The Red-Haired Woman

The last book I read is The Read-Haired Woman by Orhan Pamuk. Pamuk is the first Turkish writer to receive a Nobel Prize in literature. So far, I have read four of his works: The Black Book, Istanbul: Memoirs of a City, Snow and his latest work The Red-Haired Woman. He captures the Turkish spirit with his unique writing style, which is very intricate, sophisticated and mysterious like an oriental rug, handwoven with an abundance of delicate words and sentences that come together to create an overwhelming and beautiful whole.

I found The Red-Haired Woman distinctly different in style than The Black Book and Istanbul. The language is much less intricate and the symbolism more straightforward. In the typical Pamukian manner, there is a smorgasbord of different universal themes to choose from.  Inspired by the Greek tragedy Oedipus and the Iranian legend Shahname by Firdevsi, the main themes of the novel are: Are we predestined to our fate or do we create it ourselves? Father-son relationships, mother-son relationships, is it possible to escape one’s past? Pursuit of happiness, faith, hope…..

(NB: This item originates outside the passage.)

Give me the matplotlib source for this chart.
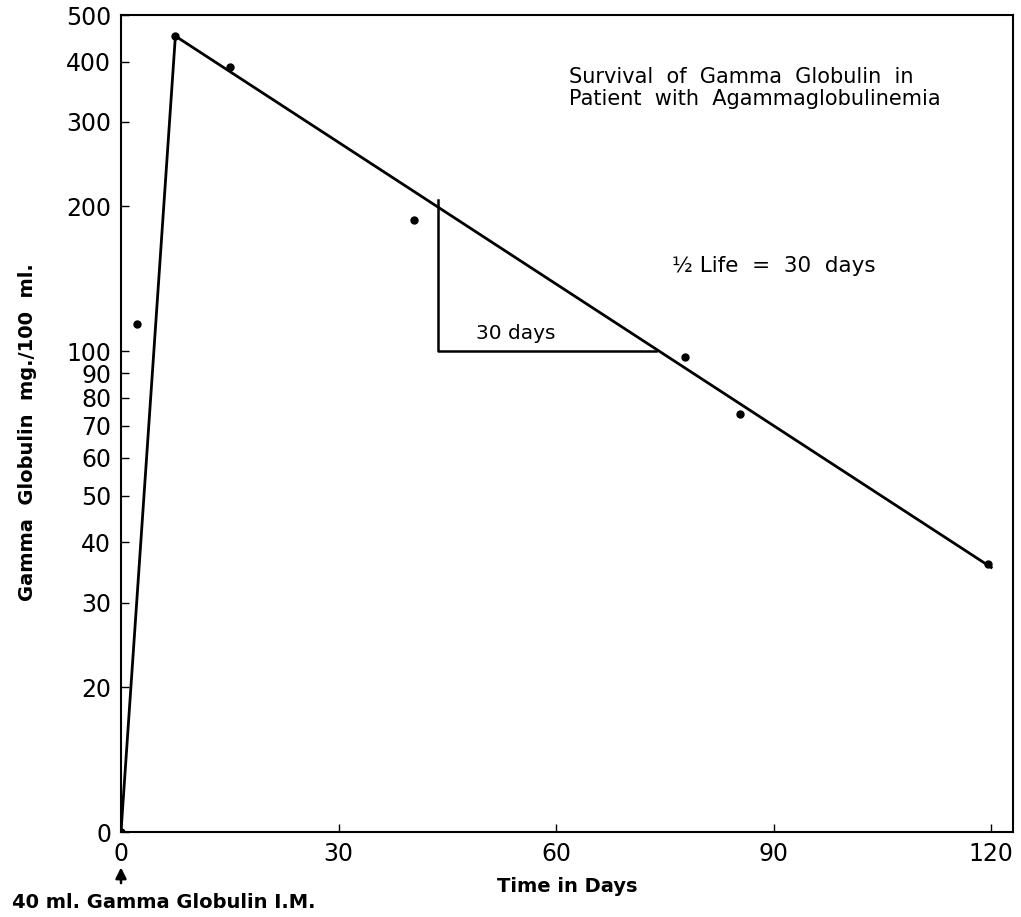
import numpy as np
import matplotlib.pyplot as plt

# Datos
dias = [0, 2.2, 7.5, 15.0, 40.4, 77.8, 85.4, 119.5]
globulina = [10, 114, 452, 389, 187, 97, 74, 36]

# Línea ajustada (subida y decaimiento)
linea_x = [0, 7.5, 120]
linea_y = [10, 452, 35.5]

# Triángulo de vida media
tri_x = [43.7, 43.7, 73.8]
tri_y = [206, 100, 100]

yticks = [10, 20, 30, 40, 50, 60, 70, 80, 90, 100, 200, 300, 400, 500]
yticklabels = ['0', '20', '30', '40', '50', '60', '70', '80', '90', '100', '200', '300', '400', '500']
xticks = [0, 30, 60, 90, 120]

plt.rcParams['font.family'] = ['DejaVu Sans']

fig = plt.figure(figsize=(10.21, 9.17), dpi=100)
ax = fig.add_axes([121/1021, 85/917, 892/1021, 817/917])

ax.plot(linea_x, linea_y, color='black', linewidth=2.0)
ax.plot(tri_x, tri_y, color='black', linewidth=1.8)
ax.plot(dias, globulina, 'o', color='black', markersize=5)

ax.set_yscale('log')
ax.set_ylim(10, 500)
ax.set_xlim(0, 123)
ax.set_yticks(yticks)
ax.set_yticklabels(yticklabels)
ax.yaxis.set_minor_locator(plt.NullLocator())
ax.set_xticks(xticks)
ax.tick_params(direction='in', length=6, width=1, labelsize=17, pad=7)

for s in ax.spines.values():
    s.set_linewidth(1.5)

ax.text(54.5, 109, '30 days', fontsize=14.5, ha='center', va='center')
ax.text(76, 150, '½ Life  =  30  days', fontsize=15.5, ha='left', va='center')
ax.text(61.8, 352, 'Survival  of  Gamma  Globulin  in\nPatient  with  Agammaglobulinemia',
        fontsize=15, ha='left', va='center', linespacing=1.15)

ax.set_xlabel('Time in Days', fontsize=14, fontweight='bold', labelpad=8)
ax.set_ylabel('Gamma  Globulin  mg./100  ml.', fontsize=14, fontweight='bold')
ax.yaxis.set_label_coords(-0.094, 0.49)

ax.annotate('', xy=(0, -0.040), xycoords=('data', 'axes fraction'),
            xytext=(0, -0.066), textcoords=('data', 'axes fraction'),
            arrowprops=dict(arrowstyle='-|>', color='black', lw=1.8, mutation_scale=16),
            annotation_clip=False)
fig.text(12/1021, 1 - 902/917, '40 ml. Gamma Globulin I.M.', fontsize=14,
         fontweight='bold', ha='left', va='center')

fig.savefig('out.png', dpi=100)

My favorite part of the novel is where the protagonist Cem becomes an apprentice of Master Mahmut Usta and spends his summer holiday digging wells in the imaginary town of Öngören. I absolutely love the simple but powerful symbolism of well-digging, where the pursuit of water becomes the pursuit of our dreams and happiness. Mahmut Usta’s faith is amazing. Pamuk’s depictions of the well-digging and his portrayal of Cem, Ali and Mahmut Usta are masterly. Personally, I found themes of pursuit of happiness and hope more interesting and original than the Oedipus comparison, which I think seem a little forced.

For me the strength of the novel is also its weakness. The richness of themes and the cleverness with which they are interwoven in the story has become a pitfall, where the reader is left to figure out what the story is really about.

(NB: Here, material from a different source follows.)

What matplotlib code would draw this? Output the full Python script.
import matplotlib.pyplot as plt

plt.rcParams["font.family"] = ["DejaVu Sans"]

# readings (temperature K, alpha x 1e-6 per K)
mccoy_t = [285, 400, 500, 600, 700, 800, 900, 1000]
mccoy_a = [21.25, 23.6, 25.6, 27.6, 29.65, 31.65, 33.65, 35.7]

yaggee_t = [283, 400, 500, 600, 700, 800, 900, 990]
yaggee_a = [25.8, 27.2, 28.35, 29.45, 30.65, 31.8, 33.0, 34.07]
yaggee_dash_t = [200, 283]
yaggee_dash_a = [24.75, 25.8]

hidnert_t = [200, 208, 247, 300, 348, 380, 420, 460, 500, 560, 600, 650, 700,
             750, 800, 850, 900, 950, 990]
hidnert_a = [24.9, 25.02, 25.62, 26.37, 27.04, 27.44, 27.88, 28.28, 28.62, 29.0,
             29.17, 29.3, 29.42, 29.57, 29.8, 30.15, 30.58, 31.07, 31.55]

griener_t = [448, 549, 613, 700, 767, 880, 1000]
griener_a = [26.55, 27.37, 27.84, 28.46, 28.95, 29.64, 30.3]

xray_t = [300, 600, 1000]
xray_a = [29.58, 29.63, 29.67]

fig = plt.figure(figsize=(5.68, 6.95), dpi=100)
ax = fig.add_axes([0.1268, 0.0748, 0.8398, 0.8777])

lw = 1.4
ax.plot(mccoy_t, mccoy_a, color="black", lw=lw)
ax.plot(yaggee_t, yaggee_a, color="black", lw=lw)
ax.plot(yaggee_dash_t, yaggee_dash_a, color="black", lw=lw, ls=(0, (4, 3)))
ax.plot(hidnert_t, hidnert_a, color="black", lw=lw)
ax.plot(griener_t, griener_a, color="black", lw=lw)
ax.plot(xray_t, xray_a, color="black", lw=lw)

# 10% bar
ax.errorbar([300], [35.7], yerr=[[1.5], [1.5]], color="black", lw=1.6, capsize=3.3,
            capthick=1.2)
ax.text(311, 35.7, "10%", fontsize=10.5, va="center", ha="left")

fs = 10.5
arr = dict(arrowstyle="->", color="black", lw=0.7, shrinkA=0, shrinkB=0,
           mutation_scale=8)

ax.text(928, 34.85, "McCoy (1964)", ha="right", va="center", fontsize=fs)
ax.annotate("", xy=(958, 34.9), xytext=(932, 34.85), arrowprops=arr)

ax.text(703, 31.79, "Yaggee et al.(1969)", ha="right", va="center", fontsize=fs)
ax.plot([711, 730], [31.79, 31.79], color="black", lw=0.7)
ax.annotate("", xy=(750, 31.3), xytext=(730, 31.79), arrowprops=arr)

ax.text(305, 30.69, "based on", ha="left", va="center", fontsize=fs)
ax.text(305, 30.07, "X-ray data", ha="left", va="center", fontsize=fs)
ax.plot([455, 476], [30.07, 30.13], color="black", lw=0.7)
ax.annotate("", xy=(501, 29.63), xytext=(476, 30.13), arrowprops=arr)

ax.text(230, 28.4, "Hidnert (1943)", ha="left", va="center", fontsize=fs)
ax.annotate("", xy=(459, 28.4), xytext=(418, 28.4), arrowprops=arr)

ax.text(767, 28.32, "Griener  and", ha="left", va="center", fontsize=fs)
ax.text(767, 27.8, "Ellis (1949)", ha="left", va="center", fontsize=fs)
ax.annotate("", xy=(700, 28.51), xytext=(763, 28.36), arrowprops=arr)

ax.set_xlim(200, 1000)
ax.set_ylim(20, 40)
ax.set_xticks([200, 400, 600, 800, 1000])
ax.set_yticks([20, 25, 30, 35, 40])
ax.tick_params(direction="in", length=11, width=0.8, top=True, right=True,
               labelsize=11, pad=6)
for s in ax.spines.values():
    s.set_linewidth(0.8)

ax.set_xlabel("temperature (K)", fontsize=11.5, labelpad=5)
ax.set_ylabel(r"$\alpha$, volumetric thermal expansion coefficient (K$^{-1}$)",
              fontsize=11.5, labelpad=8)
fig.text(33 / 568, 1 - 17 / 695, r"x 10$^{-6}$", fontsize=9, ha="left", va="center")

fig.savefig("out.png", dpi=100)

The last chapter that is narrated by the red-haired woman herself is a brilliant piece of prose. It brings perspective and clarity to the multiple events and themes introduced to the reader.

If you have never read Pamuk before and are curious, this novel would be a good start. Though, if you really want to get under the skin of Pamuk, you must read his masterpieces The Black Book and Istanbul, which are both translated into several languages.